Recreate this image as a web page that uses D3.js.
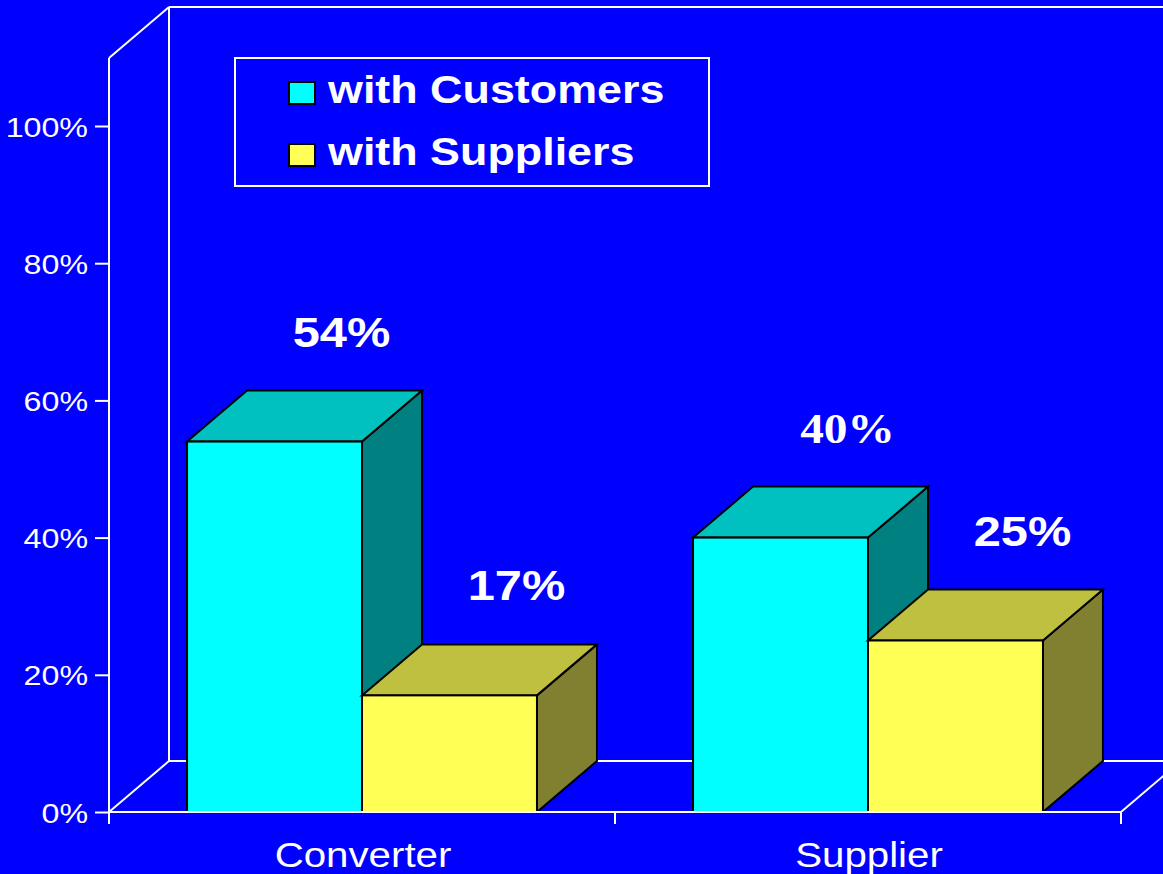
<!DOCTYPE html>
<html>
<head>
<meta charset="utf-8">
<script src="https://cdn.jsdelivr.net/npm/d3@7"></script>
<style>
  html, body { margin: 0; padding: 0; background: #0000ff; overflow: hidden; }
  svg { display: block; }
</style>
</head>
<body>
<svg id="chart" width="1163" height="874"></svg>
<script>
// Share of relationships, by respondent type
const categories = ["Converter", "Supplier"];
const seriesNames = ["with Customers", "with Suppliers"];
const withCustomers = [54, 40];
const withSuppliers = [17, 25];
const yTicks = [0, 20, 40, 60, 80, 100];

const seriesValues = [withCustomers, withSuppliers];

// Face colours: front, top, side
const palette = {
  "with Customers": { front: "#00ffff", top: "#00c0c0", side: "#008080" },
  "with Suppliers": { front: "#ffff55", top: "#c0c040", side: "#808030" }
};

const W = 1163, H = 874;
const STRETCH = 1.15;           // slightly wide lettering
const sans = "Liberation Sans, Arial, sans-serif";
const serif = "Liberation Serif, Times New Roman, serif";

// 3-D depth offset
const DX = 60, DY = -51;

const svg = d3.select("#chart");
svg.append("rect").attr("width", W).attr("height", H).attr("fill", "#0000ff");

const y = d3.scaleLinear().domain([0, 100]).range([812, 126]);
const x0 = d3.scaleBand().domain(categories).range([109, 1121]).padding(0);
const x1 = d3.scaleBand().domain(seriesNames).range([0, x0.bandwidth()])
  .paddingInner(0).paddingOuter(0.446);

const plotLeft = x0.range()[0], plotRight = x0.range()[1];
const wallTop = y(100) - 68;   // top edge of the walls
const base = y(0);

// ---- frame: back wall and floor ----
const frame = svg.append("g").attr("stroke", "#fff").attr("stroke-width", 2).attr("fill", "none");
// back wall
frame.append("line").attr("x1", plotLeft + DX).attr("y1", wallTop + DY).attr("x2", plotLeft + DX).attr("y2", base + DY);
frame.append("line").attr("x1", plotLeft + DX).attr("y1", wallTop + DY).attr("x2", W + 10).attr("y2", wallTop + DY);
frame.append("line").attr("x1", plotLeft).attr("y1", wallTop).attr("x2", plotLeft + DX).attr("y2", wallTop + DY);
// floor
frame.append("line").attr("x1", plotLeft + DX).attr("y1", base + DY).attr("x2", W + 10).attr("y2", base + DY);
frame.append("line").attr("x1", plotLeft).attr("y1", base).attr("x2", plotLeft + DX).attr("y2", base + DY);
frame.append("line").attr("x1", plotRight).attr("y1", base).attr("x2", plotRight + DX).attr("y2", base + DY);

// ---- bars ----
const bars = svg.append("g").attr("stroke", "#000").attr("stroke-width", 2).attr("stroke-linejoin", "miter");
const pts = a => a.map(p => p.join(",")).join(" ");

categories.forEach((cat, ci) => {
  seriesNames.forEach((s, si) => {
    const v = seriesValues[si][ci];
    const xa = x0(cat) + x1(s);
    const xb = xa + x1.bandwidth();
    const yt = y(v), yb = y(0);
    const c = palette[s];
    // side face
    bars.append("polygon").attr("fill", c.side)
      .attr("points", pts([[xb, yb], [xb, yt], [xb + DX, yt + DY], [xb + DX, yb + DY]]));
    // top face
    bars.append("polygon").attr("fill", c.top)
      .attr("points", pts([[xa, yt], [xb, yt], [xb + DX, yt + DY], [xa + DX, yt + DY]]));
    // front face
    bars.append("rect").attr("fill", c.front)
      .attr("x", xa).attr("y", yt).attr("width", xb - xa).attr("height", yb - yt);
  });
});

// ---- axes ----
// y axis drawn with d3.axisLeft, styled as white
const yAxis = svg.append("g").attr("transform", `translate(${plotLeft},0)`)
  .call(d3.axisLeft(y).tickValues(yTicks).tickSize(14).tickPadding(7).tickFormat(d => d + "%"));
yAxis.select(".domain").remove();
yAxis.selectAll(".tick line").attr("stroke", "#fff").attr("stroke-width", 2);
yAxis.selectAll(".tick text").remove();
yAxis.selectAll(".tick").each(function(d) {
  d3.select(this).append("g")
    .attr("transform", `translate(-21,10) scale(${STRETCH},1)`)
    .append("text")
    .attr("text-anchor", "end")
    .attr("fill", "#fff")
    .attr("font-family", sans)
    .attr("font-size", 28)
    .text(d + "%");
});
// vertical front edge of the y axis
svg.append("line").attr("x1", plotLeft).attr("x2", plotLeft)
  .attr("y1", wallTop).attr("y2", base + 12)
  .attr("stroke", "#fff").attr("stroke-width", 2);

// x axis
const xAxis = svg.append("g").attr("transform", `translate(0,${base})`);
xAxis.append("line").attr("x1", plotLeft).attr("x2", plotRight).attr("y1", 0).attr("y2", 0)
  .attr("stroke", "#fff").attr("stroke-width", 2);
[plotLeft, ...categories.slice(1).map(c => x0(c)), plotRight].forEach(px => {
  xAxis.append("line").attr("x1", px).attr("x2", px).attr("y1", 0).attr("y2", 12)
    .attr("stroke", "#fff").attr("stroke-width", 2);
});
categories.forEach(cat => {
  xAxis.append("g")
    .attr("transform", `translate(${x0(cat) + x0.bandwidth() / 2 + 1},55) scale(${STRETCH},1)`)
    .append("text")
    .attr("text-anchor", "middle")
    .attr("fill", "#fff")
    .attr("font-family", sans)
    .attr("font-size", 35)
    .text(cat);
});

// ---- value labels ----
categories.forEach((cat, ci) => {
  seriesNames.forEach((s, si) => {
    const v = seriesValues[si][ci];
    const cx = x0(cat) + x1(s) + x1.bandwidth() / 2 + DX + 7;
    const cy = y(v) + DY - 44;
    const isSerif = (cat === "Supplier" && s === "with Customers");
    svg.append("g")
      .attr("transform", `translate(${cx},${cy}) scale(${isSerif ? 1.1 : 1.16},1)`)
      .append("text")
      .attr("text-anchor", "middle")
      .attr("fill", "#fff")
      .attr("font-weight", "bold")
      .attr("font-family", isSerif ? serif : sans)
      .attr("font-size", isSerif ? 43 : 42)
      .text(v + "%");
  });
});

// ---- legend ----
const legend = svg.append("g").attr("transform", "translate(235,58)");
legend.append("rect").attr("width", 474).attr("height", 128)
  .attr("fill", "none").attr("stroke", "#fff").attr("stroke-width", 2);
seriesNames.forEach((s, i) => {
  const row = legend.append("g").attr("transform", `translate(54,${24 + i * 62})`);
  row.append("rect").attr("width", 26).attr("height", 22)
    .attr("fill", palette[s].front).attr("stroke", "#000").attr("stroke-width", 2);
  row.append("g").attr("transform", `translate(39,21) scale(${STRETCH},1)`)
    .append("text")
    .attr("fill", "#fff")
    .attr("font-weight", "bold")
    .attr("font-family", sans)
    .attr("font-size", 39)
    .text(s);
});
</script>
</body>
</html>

...

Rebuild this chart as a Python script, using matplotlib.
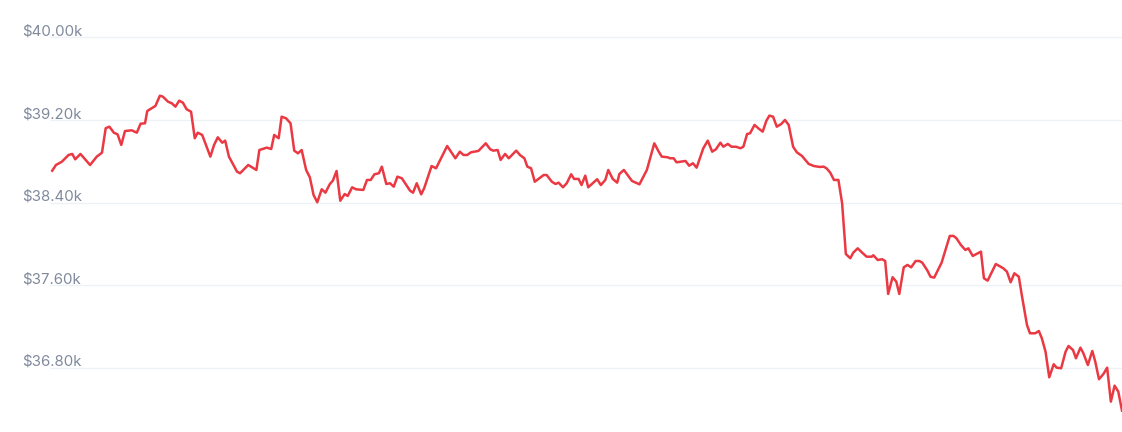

* * *

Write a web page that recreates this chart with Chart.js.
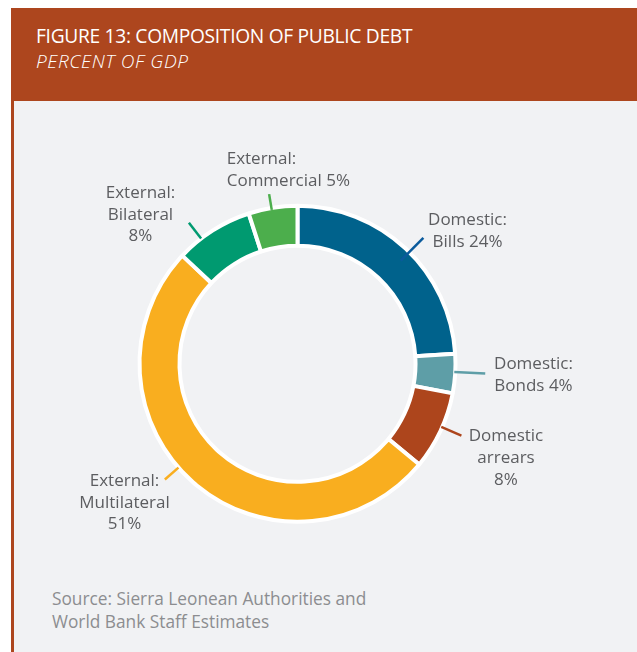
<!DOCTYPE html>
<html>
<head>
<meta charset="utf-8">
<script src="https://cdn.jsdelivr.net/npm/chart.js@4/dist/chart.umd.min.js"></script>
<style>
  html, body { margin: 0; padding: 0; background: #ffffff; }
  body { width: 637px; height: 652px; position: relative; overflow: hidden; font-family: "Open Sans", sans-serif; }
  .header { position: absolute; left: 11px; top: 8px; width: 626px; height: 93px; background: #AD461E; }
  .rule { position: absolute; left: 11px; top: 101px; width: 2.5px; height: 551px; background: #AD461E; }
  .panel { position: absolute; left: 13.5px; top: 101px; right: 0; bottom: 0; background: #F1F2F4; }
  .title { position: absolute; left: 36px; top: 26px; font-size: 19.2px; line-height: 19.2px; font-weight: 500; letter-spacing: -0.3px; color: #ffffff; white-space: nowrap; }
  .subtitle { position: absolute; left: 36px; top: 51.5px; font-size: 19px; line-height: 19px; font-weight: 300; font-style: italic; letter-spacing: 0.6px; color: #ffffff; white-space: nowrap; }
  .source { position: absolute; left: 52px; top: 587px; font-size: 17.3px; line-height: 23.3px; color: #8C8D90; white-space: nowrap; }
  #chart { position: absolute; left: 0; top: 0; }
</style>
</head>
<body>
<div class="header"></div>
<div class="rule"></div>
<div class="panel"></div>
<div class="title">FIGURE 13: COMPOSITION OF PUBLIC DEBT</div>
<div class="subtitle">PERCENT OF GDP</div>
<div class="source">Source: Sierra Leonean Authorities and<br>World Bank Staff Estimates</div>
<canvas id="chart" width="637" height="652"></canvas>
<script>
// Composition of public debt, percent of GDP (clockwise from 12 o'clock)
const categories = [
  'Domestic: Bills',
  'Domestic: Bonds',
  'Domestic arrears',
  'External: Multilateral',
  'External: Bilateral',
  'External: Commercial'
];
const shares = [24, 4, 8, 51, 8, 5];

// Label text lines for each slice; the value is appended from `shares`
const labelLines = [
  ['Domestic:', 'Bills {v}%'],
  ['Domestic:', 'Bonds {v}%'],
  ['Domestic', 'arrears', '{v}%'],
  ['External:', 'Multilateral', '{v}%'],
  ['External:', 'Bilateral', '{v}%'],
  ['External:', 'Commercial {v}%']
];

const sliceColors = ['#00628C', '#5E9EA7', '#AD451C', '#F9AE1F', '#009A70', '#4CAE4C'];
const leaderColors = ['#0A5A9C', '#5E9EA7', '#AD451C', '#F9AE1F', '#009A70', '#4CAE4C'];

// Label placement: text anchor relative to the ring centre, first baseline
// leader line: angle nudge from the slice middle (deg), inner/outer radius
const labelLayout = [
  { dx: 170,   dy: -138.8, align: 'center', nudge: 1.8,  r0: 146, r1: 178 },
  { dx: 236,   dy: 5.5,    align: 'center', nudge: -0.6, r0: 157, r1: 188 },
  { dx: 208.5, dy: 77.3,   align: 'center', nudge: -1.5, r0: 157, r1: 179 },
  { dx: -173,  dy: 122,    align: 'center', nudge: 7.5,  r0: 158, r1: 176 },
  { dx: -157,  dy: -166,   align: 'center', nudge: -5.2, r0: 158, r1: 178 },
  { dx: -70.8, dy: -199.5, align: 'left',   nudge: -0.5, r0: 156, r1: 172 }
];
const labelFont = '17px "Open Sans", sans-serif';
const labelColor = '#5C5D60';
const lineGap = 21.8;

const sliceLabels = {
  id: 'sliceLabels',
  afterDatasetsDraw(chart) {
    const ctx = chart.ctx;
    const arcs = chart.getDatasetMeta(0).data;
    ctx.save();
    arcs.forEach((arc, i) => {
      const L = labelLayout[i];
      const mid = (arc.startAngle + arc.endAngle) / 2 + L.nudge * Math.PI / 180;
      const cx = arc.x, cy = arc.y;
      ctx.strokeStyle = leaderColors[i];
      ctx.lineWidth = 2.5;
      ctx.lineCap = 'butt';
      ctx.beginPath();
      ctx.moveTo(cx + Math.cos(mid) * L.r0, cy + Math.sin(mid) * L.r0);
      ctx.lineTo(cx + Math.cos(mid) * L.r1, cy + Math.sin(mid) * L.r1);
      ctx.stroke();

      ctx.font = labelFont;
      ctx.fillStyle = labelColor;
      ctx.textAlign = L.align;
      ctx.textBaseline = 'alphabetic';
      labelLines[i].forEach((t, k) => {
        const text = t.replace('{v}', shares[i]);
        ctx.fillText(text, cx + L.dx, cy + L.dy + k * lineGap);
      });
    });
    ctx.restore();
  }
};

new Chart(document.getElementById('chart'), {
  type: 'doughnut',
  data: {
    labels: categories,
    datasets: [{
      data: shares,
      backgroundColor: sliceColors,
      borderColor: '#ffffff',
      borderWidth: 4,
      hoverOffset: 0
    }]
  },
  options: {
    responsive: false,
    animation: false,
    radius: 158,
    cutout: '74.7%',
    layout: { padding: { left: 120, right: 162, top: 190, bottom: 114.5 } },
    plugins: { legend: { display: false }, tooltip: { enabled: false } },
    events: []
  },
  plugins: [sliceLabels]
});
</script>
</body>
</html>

- [OBJECTIVE]:
State the number of lines in the preceding entries that include the word "script". Provide nothing else.

- [SOLUTION]:
7